Overview
Documents the approach to unit testing and how such tests are organized.
Coverage
There are four important layers to the architecture of the application for which we could consider unit testing
- Domain model (JPA Objects)
- Service layer (JPA Services)
- REST layer (REST services)
- Application (this is covered more in Javascript Unit Testing)
Service and REST layers lend themselves better to integration testing as whether they function properly can only be determined in the context of an execution environment with data loaded that is known (or with an extensive mocking framework).
This leaves as the main candidate for unit testing the domain model objects. As these are mostly simple bean containers annotated to interact with the various frameworks, there are limits to how much can be usefully tested. In particular, we see the following areas as fruitful for unit testing of the domain model
- Getter/Setter testing (prove that get returns the same value as set)
- Copy constructors (prove that data elements are correctly copied, especially in "keepId" scenarios)
- Equality testing (prove that the equals method works)
- Hashcode testing (prove that the hascode method works and respects the equals contract).
Unit testing would also be appropriate for the service layer helper classes and the implementations of the "project specific algorithm handler".
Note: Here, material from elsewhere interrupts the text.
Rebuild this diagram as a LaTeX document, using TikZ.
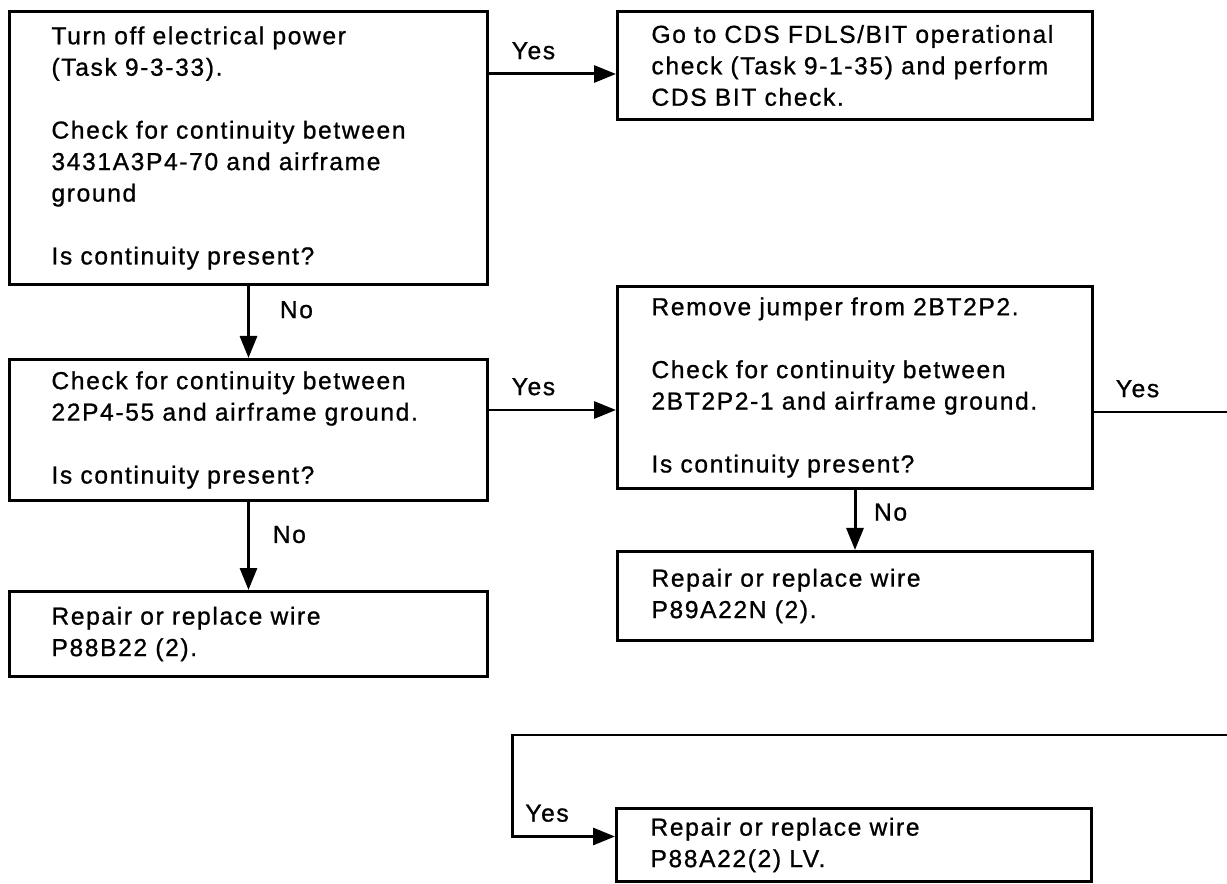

Beyond this, the majority of the "business" logic of the application is written into either the REST service layers and so are not good candidates for unit testing approach.
Coverage Definition
NOTE: there is no formal coverage definition for unit testing at this time.
Organization
Unit tests should be kept with the classes they are intended to test in the standard src/test/java Maven structure. While the details above are not comprehensively implemented, you will see some examples of unit testing in the code.